One of the first trips was to visit Thomas, who is known as Tony, where Schmidt saw maps and live video feeds displayed on massive screens. “Eric’s observation was that a huge part of what the military does is it sits and watches,” said Josh Marcuse, the then executive director of the Defense Innovation Board who was on the trip.
The visits made tangible what Carter had told Schmidt about how the military was lagging in technology. Schmidt soon made suggestions to change that.
Some of his ideas were impractical. Eric Rosenbach, then the chief of staff to Carter, recalled Schmidt once telling him that the Pentagon would be better off if it hired no one but engineers for a year.
Others were useful. At an Air Force facility in Qatar in 2016, Schmidt visited officers who scheduled flight paths for the tankers that refueled planes. They used a white board and dry-erase markers to set the schedule, taking eight hours to complete the task.
Schmidt said he recalled thinking, “Really? This is how you run the air war?” Afterward, he and others at the Defense Department worked with the tech company Pivotal to ship software to the officers.
On another trip to a military base in South Korea in 2017, an intelligence analyst complained to Schmidt that the software he used to review surveillance videos from North Korea was clunky.
“Let me guess,” Schmidt said, according to a Defense Department aide who traveled with him. “You don’t have the flexibility to change that.”
(END OPTIONAL TRIM.)
Wishing He Weighed In
At Google, Schmidt’s influence waned as new leaders — such as Sundar Pichai, now Alphabet’s chief executive, and Ruth Porat, its chief financial officer — rose. Google also faced questions when the #MeToo era began in 2017 about Schmidt’s conduct as CEO. Schmidt, who is married, had openly had extramarital relationships when he ran the company.
In December 2017, Schmidt stepped down as Google’s chairman but remained on the board. He said he was seeking a new chapter.
“If I stayed as chairman, then next year would have been the same as the previous year, and I wanted a change of emphasis,” said Schmidt. “As chairman of Google, what I did is I ran around and gave speeches, and went to Brussels and all the things that Google still does today. It’s much better to work on these new things for me.”
Google declined to comment on Schmidt’s departure as chairman.

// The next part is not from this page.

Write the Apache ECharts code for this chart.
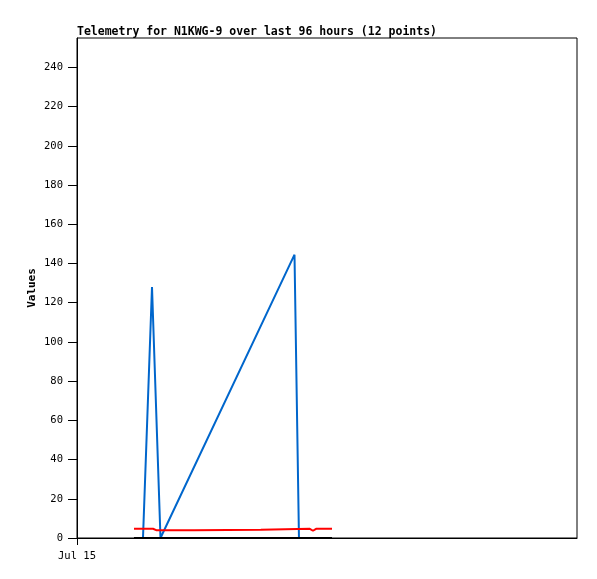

By then, Schmidt’s ties to Google had caused problems in his defense work. In 2016, Roma Laster, a Defense Department employee, filed a complaint at the agency raising concerns about Schmidt and conflicts of interest, Marcuse said.
In the complaint, earlier reported by ProPublica, Laster, who worked with the Defense Innovation Board, said Schmidt had asked a service member what cloud computing services their unit used and whether they had considered alternatives. She said Schmidt faced a conflict of interest because he worked for Google, which also provides cloud services.
Marcuse, who now works at Google, said Schmidt was “scrupulous and diligent” in avoiding conflicts. Schmidt said he followed the rules forbidding conflicts of interest. Laster did not respond to requests for comment.
Schmidt soon got caught up in another issue between Google and the military. Google had signed a contract in 2017 to help the Pentagon build systems to automatically analyze drone footage to identify particular objects like buildings, vehicles and people.
Schmidt was a proponent of the effort, called Project Maven. He said he encouraged the Pentagon to pursue it and testified in Congress about the project’s merits but was not involved in the agency’s selection of Google.
But the effort blew up in 2018 when Google employees protested and said they did not want their work to lead to lethal strikes. More than 3,000 workers signed a letter to Pichai, saying the contract would undermine the public’s trust in the company.
In June 2018, Google said it would not renew the Maven contract; it later promised to no longer work on weapons systems at all.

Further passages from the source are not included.